Thai political slang term

In contemporary Thai politics, salim (สลิ่ม, /th/) is a Thai slang referring to people who are skeptics of democracy and supports the military's involvement in politics. Politicist Surachart Bamrungsuk saw salims as representatives of right wing middle class. The term initially referred to the "multicoloured shirts" as a reference to the colourful Thai dessert sarim and was considered by some as a pejorative. It later included other people outside the "multicoloured shirts" as well. The term has been used on mainstream media by 2011. In late February 2020, the term gained popularity following the Thai Constitutional Court's order to disband the pro-democracy Future Forward Party. Students, seeing the order as a political abuse, began to use hashtags including the term salim as their online activism against the ruling.

== Origin ==
Thailand in 2005–2010 saw two main political sides either supporting or opposing then prime minister Thaksin Shinawatra. The two identified themselves by their shirt colours, nominally; the yellow shirts (anti-Thaksin) and the red shirts (pro-Thaksin). In 2010, a new political group Network of Citizen Volunteers Protecting the Land was formed and identified as the "multicoloured shirts" to distinguish it from the aforementioned two. Some netizens later called the group salim after Thai dessert sarim which is known for its colourfulness. The term is believed to be first used on Thai web-board Pantip.com.

== Definition ==
The term has always been a topic of various definitions and studies socially, politically, philosophically, and economically.
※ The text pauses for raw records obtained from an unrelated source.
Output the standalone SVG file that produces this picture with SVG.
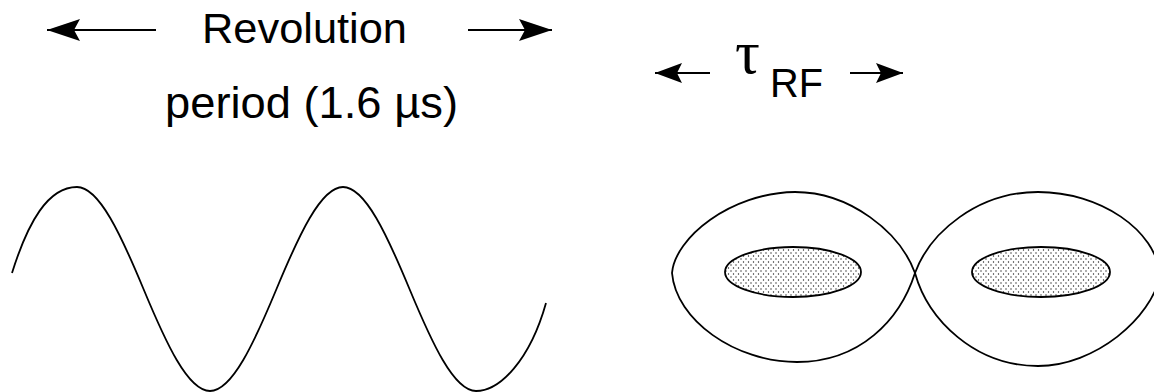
<svg xmlns="http://www.w3.org/2000/svg" width="1154" height="392" viewBox="0 0 1154 392">
<style>
.lbl{font-family:"Liberation Sans",Arial,sans-serif;fill:#000}
.grk{font-family:"Liberation Serif","DejaVu Serif",serif;fill:#000}
.ln{stroke:#000;stroke-width:2;fill:none}
.curve{stroke:#000;stroke-width:1.8;fill:none}
.core{stroke:#000;stroke-width:1.8;fill:url(#dots)}
</style>
<defs>
<marker id="ah" markerUnits="userSpaceOnUse" markerWidth="34" markerHeight="24" viewBox="0 0 34 24" refX="33" refY="12" orient="auto">
<path d="M0,1 L33,12 L0,23 L6,12 Z" fill="#000"/>
</marker>
<marker id="ah2" markerUnits="userSpaceOnUse" markerWidth="28" markerHeight="22" viewBox="0 0 28 22" refX="27" refY="11" orient="auto">
<path d="M0,1 L27,11 L0,21 L5,11 Z" fill="#000"/>
</marker>
<pattern id="dots" patternUnits="userSpaceOnUse" width="5" height="6">
<rect width="5" height="6" fill="#fff"/>
<circle cx="1" cy="1" r="0.7" fill="#222"/>
<circle cx="3.5" cy="4" r="0.7" fill="#222"/>
</pattern>
</defs>
<g id="labels">
<text id="revolution" class="lbl" x="202" y="43" font-size="42" textLength="205" lengthAdjust="spacingAndGlyphs">Revolution</text>
<text id="period" class="lbl" x="165" y="118" font-size="44" textLength="293" lengthAdjust="spacingAndGlyphs">period (1.6 µs)</text>
<text id="tau" class="grk" x="735" y="73" font-size="62">τ</text>
<text id="rf" class="lbl" x="770" y="97" font-size="41" textLength="53" lengthAdjust="spacingAndGlyphs">RF</text>
</g>
<g id="connectors">
<path class="ln" d="M156,30 H47" marker-end="url(#ah)"/>
<path class="ln" d="M468,30 H552" marker-end="url(#ah)"/>
<path class="ln" d="M710,73 H655" marker-end="url(#ah2)"/>
<path class="ln" d="M850,73 H903" marker-end="url(#ah2)"/>
</g>
<g id="rf-wave">
<path class="curve" d="M12,273 C28,222 48,187 77,187 C99.2,187 121.3,235.6 143.5,289 C165.7,342.4 187.8,391 210,391 C232.2,391 254.3,342.4 276.5,289 C298.7,235.6 320.8,187 343,187 C365.2,187 387.3,235.6 409.5,289 C431.7,342.4 453.8,391 476,391 C500,391 530,360 546,303"/>
</g>
<g id="bucket-left">
<path class="curve" d="M672,273 C675,238 730,193 795,192 C850,192 900,232 915,273 C900,320 860,362 797,362 C735,362 676,320 672,273 Z"/>
<ellipse class="core" cx="793" cy="272" rx="68" ry="25"/>
</g>
<g id="bucket-right">
<path class="curve" d="M915,273 C930,232 978,192 1038,192 C1100,192 1156,230 1160,275 C1152,318 1095,366 1038,366 C975,366 928,320 915,273 Z"/>
<ellipse class="core" cx="1041" cy="272" rx="69" ry="25"/>
</g>
</svg>
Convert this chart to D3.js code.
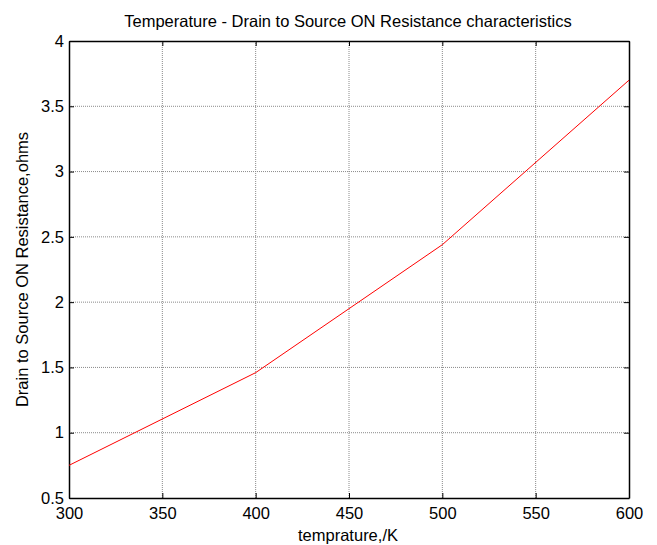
<!DOCTYPE html>
<html lang="en">
<head>
<meta charset="UTF-8">
<title>Temperature - Drain to Source ON Resistance characteristics</title>
<script src="https://d3js.org/d3.v7.min.js"></script>
<style>
    body { margin: 0; background: #fff; }
    svg text { font-family: Arial, "Liberation Sans", sans-serif; fill: #000; }
</style>
</head>
<body>
<svg id="chart" width="657" height="545"></svg>
<script>
    // Data
    const temps = [300, 400, 500, 600];
    const resistance = [0.75, 1.46, 2.44, 3.70];
    const xTicks = [300, 350, 400, 450, 500, 550, 600];
    const yTicks = [0.5, 1, 1.5, 2, 2.5, 3, 3.5, 4];

    const svg = d3.select('#chart');
    const plotL = 69, plotR = 629, plotT = 41, plotB = 498;

    const x = d3.scaleLinear().domain([300, 600]).range([plotL, plotR]);
    const y = d3.scaleLinear().domain([0.5, 4]).range([plotB, plotT]);

    // grid
    const grid = svg.append('g');
    grid.selectAll('.gx').data(xTicks.slice(1, -1)).enter().append('line')
        .attr('x1', d => x(d)).attr('x2', d => x(d))
        .attr('y1', plotT).attr('y2', plotB)
        .attr('stroke', '#8a8a8a').attr('stroke-dasharray', '1,1').attr('stroke-width', 1);
    grid.selectAll('.gy').data(yTicks.slice(1, -1)).enter().append('line')
        .attr('y1', d => y(d)).attr('y2', d => y(d))
        .attr('x1', plotL).attr('x2', plotR)
        .attr('stroke', '#8a8a8a').attr('stroke-dasharray', '1,1').attr('stroke-width', 1);

    // axes (ticks inside, on all sides)
    const fmt = d => d;
    svg.append('g').attr('transform', `translate(0,${plotB})`)
        .call(d3.axisBottom(x).tickValues(xTicks).tickSizeInner(-5).tickSizeOuter(0).tickPadding(9).tickFormat(fmt));
    svg.append('g').attr('transform', `translate(0,${plotT})`)
        .call(d3.axisTop(x).tickValues(xTicks).tickSizeInner(-5).tickSizeOuter(0).tickFormat(''));
    svg.append('g').attr('transform', `translate(${plotL},0)`)
        .call(d3.axisLeft(y).tickValues(yTicks).tickSizeInner(-5).tickSizeOuter(0).tickPadding(5).tickFormat(fmt));
    svg.append('g').attr('transform', `translate(${plotR},0)`)
        .call(d3.axisRight(y).tickValues(yTicks).tickSizeInner(-5).tickSizeOuter(0).tickFormat(''));

    svg.selectAll('.domain').attr('stroke', '#000').attr('stroke-width', 1.5);
    svg.selectAll('.tick line').attr('stroke', '#000');
    svg.selectAll('.tick text').style('font-size', '16.5px');

    // data line
    const pts = temps.map((t, i) => [t, resistance[i]]);
    svg.append('path')
        .datum(pts)
        .attr('fill', 'none')
        .attr('stroke', '#ff0000')
        .attr('stroke-width', 1)
        .attr('d', d3.line().x(d => x(d[0])).y(d => y(d[1])));

    // labels
    svg.append('text').attr('x', 348).attr('y', 27)
        .attr('text-anchor', 'middle').style('font-size', '16.5px')
        .text('Temperature - Drain to Source ON Resistance characteristics');
    svg.append('text').attr('x', 348).attr('y', 541)
        .attr('text-anchor', 'middle').style('font-size', '16.5px')
        .text('temprature,/K');
    svg.append('text')
        .attr('transform', `translate(28,${(plotT + plotB) / 2}) rotate(-90)`)
        .attr('text-anchor', 'middle').style('font-size', '16.5px')
        .text('Drain to Source ON Resistance,ohms');
</script>
</body>
</html>
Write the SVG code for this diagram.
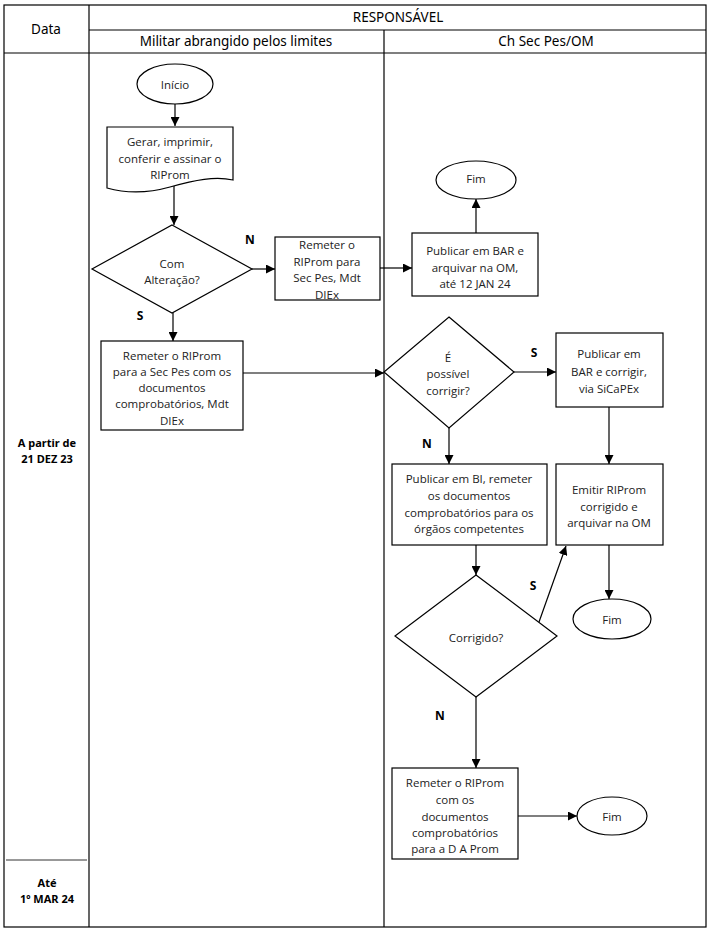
<svg xmlns="http://www.w3.org/2000/svg" width="711" height="931" viewBox="0 0 711 931">
<style>
.frame{fill:none;stroke:#000;stroke-width:1.2}
.shape{fill:#fff;stroke:#000;stroke-width:1.2}
.conn{fill:none;stroke:#000;stroke-width:1.2}
.hd{font-family:"Noto Sans","Liberation Sans",sans-serif;font-size:13.5px;fill:#000;text-anchor:middle;dominant-baseline:central}
.dt{font-family:"Noto Sans","Liberation Sans",sans-serif;font-size:11px;font-weight:bold;fill:#000;text-anchor:middle;dominant-baseline:central}
.tx{font-family:"Open Sans","Noto Sans",sans-serif;font-size:11.5px;fill:#222;text-anchor:middle;dominant-baseline:central}
.lb{font-family:"Open Sans","Noto Sans",sans-serif;font-size:12px;font-weight:bold;fill:#000;text-anchor:middle;dominant-baseline:central}
</style>
<defs>
<marker id="arr" markerUnits="userSpaceOnUse" markerWidth="9" markerHeight="9" refX="9" refY="4.5" orient="auto">
<path d="M0,0 L9,4.5 L0,9 z" fill="#000"/>
</marker>
</defs>
<rect width="711" height="931" fill="#fff"/>

<g id="table">
<rect class="frame" x="4" y="5" width="702" height="922"/>
<line class="frame" x1="89" y1="5" x2="89" y2="927"/>
<line class="frame" x1="89" y1="30" x2="706" y2="30"/>
<line class="frame" x1="4" y1="53" x2="706" y2="53"/>
<line class="frame" x1="384" y1="30" x2="384" y2="927"/>
<line x1="6" y1="860" x2="87" y2="860" stroke="#333" stroke-width="1"/>
<text class="hd" x="46" y="29">Data</text>
<text class="hd" x="398" y="17">RESPONSÁVEL</text>
<text class="hd" x="236" y="41">Militar abrangido pelos limites</text>
<text class="hd" x="546" y="41">Ch Sec Pes/OM</text>
<text class="dt" x="47" y="442">A partir de</text>
<text class="dt" x="47" y="458">21 DEZ 23</text>
<text class="dt" x="47" y="882">Até</text>
<text class="dt" x="47" y="898">1º MAR 24</text>
</g>

<g id="connectors">
<line class="conn" x1="175" y1="104" x2="175" y2="126" marker-end="url(#arr)"/>
<line class="conn" x1="174" y1="186" x2="174" y2="225" marker-end="url(#arr)"/>
<line class="conn" x1="252" y1="269" x2="275" y2="269" marker-end="url(#arr)"/>
<line class="conn" x1="380" y1="268" x2="412" y2="268" marker-end="url(#arr)"/>
<line class="conn" x1="476" y1="233" x2="476" y2="199" marker-end="url(#arr)"/>
<line class="conn" x1="173" y1="313" x2="173" y2="341" marker-end="url(#arr)"/>
<line class="conn" x1="243" y1="373" x2="384" y2="373" marker-end="url(#arr)"/>
<line class="conn" x1="514" y1="372" x2="556" y2="372" marker-end="url(#arr)"/>
<line class="conn" x1="609" y1="407" x2="609" y2="464" marker-end="url(#arr)"/>
<line class="conn" x1="449" y1="428" x2="449" y2="464" marker-end="url(#arr)"/>
<line class="conn" x1="476" y1="545" x2="476" y2="575" marker-end="url(#arr)"/>
<line class="conn" x1="539" y1="622" x2="566" y2="546" marker-end="url(#arr)"/>
<line class="conn" x1="609" y1="545" x2="609" y2="599" marker-end="url(#arr)"/>
<line class="conn" x1="476" y1="697" x2="476" y2="768" marker-end="url(#arr)"/>
<line class="conn" x1="518" y1="816" x2="577" y2="816" marker-end="url(#arr)"/>
<text class="lb" x="250" y="239">N</text>
<text class="lb" x="140" y="315">S</text>
<text class="lb" x="534" y="352">S</text>
<text class="lb" x="427" y="443">N</text>
<text class="lb" x="533" y="585">S</text>
<text class="lb" x="440" y="715">N</text>
</g>

<g id="inicio">
<ellipse class="shape" cx="175" cy="84" rx="38" ry="20"/>
<text class="tx" x="175" y="84">Início</text>
</g>

<g id="gerar">
<path class="shape" d="M107,127 L233,127 L233,180 C215,176 195,180 170,187 C145,194 125,193 107,188 Z"/>
<text class="tx" x="170" y="141">Gerar, imprimir,</text>
<text class="tx" x="170" y="158">conferir e assinar o</text>
<text class="tx" x="170" y="174">RIProm</text>
</g>

<g id="com-alteracao">
<polygon class="shape" points="172,225 252,269 172,313 92,269"/>
<text class="tx" x="172" y="263">Com</text>
<text class="tx" x="172" y="279">Alteração?</text>
</g>

<g id="remeter-sec">
<rect class="shape" x="275" y="237" width="105" height="63"/>
<text class="tx" x="327" y="244">Remeter o</text>
<text class="tx" x="327" y="261">RIProm para</text>
<text class="tx" x="327" y="277">Sec Pes, Mdt</text>
<text class="tx" x="327" y="294">DIEx</text>
</g>

<g id="remeter-docs">
<rect class="shape" x="101" y="341" width="142" height="89"/>
<text class="tx" x="172" y="355">Remeter o RIProm</text>
<text class="tx" x="172" y="371">para a Sec Pes com os</text>
<text class="tx" x="172" y="387">documentos</text>
<text class="tx" x="172" y="403">comprobatórios, Mdt</text>
<text class="tx" x="172" y="420">DIEx</text>
</g>

<g id="fim1">
<ellipse class="shape" cx="476" cy="180" rx="40" ry="19"/>
<text class="tx" x="476" y="178">Fim</text>
</g>

<g id="publicar-bar">
<rect class="shape" x="412" y="233" width="126" height="63"/>
<text class="tx" x="475" y="250">Publicar em BAR e</text>
<text class="tx" x="475" y="267">arquivar na OM,</text>
<text class="tx" x="475" y="283">até 12 JAN 24</text>
</g>

<g id="possivel-corrigir">
<polygon class="shape" points="449,317 514,372 449,428 384,372"/>
<text class="tx" x="448" y="357">É</text>
<text class="tx" x="448" y="373">possível</text>
<text class="tx" x="448" y="390">corrigir?</text>
</g>

<g id="publicar-corrigir">
<rect class="shape" x="556" y="333" width="107" height="74"/>
<text class="tx" x="609" y="353">Publicar em</text>
<text class="tx" x="609" y="371">BAR e corrigir,</text>
<text class="tx" x="609" y="388">via SiCaPEx</text>
</g>

<g id="publicar-bi">
<rect class="shape" x="392" y="464" width="155" height="81"/>
<text class="tx" x="469" y="478">Publicar em BI, remeter</text>
<text class="tx" x="469" y="495">os documentos</text>
<text class="tx" x="469" y="512">comprobatórios para os</text>
<text class="tx" x="469" y="528">órgãos competentes</text>
</g>

<g id="emitir">
<rect class="shape" x="556" y="464" width="107" height="81"/>
<text class="tx" x="609" y="489">Emitir RIProm</text>
<text class="tx" x="609" y="506">corrigido e</text>
<text class="tx" x="609" y="522">arquivar na OM</text>
</g>

<g id="fim2">
<ellipse class="shape" cx="612" cy="619" rx="39" ry="20"/>
<text class="tx" x="612" y="619">Fim</text>
</g>

<g id="corrigido">
<polygon class="shape" points="476,575 557,636 476,697 395,636"/>
<text class="tx" x="476" y="637">Corrigido?</text>
</g>

<g id="remeter-dprom">
<rect class="shape" x="392" y="768" width="126" height="91"/>
<text class="tx" x="455" y="782">Remeter o RIProm</text>
<text class="tx" x="455" y="799">com os</text>
<text class="tx" x="455" y="816">documentos</text>
<text class="tx" x="455" y="832">comprobatórios</text>
<text class="tx" x="455" y="848">para a D A Prom</text>
</g>

<g id="fim3">
<ellipse class="shape" cx="612" cy="816" rx="35" ry="19"/>
<text class="tx" x="612" y="816">Fim</text>
</g>
</svg>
In 2010, Thatsana Thirawatphirom wrote that some shared traits in definitions of salim include ultra-royalism, religiosity (specifically Buddhism), being educated but uncritically believing the curricula, being broadly skeptical but gullible towards people who are seemingly knowledgeable, being a strong follower of political news and seeing Thaksin Shinawatra as a long-time threat to Thai politics, being bourgeois and trend-setters, and being highly hypocritical.

In 2011, Faris Yothasamuth describe the identifying qualities of salim as being the Thaksin-haters, monarchists, pro-military, democracy skeptics, who lacked reasoning and had a holier-than-thou attitude.

Since the 2020 Thai protests, the term has turned derogatory. It has since been used to refer to those who are ultraconservative, ultra-royalist, and pro-Prayut cabinet.

== Usages ==
Prior to 2020 protests, the term was sparsely used by some writers, journalists, and academics including Nidhi Eoseewong and Kham Phaka.

In late February 2020, the term gained popularity following the Thai Constitutional Court's order to disband the pro-democracy New Future Party. Students, seeing the order as a political abuse, began to use hashtags including the term salim as their online activism against the ruling. Some of them include "#BUกูไม่เอาสลิ่ม" (Bangkok University [BU] don't want salims), "#ราชภัฏอยากงัดกับสลิ่ม" (Rajabhat universities want to fight with salims), "#KUไม่ใช่ขนมหวานราดกะทิ" (Kasetsart University [KU] is not dessert with coconut milk [suggesting the dessert salim]). In 29 February, a channel SalimVEVO released the parody song named du salim (ดูสลิ่ม, lit. 'looking like a salim) with the lyrics beginning with "[salims are those who] love the specially tailored laws" on YouTube.